Last year, just 14% of the bank managers which took part in the survey said they expected large-scale consolidation in the banking system over a three year period, EY said in its annual survey Bulgarian Banking Barometer. The survey was conducted in the November-December period.
About half of the managers which participated in the 2018 survey expect mostly small-scale consolidation in Bulgarian banking sector in the next 12 months.
Twenty-one bank and five branches of foreign banks operate in Bulgaria. Nine banks have Bulgarian owners while the rest are owned by foreign banks or funds.
As many as 86% of the bankers expect the relative size of non-performing loans to shrink in the next 12 months, as half of them expect a significant decline.

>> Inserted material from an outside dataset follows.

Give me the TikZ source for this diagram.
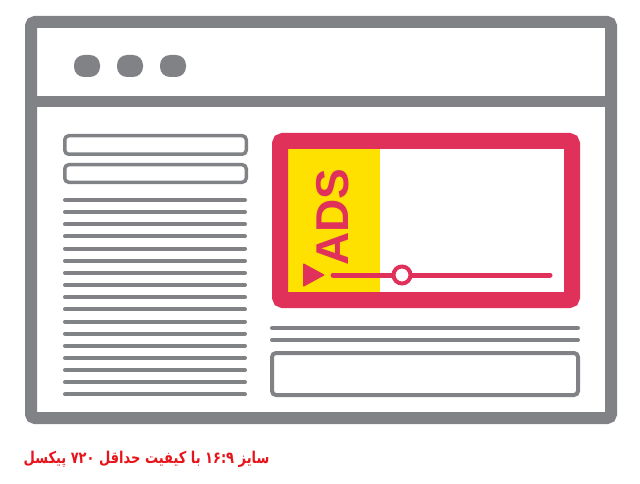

Most of the banking sector managers, 63%, expect a slight improvement of the country's economy and 86% believe the banks they manage will improve its financial performance.
All of the surveyed banks are planning internal restructuring and optimisation of processes and customer service technologies. Many of them, 86%, include cybersecurity in their top priorities.
The bankers do not expect the transposition of the anti-money laundering directive to have any effect on their activity. However, competition in the sector of payment services is expected to be heavily impacted by the latest EU directive on payment services.
About 83% of the manager expect growth in cybersecurity expenses following the entry into force of the new general data privacy regulation (GDPR).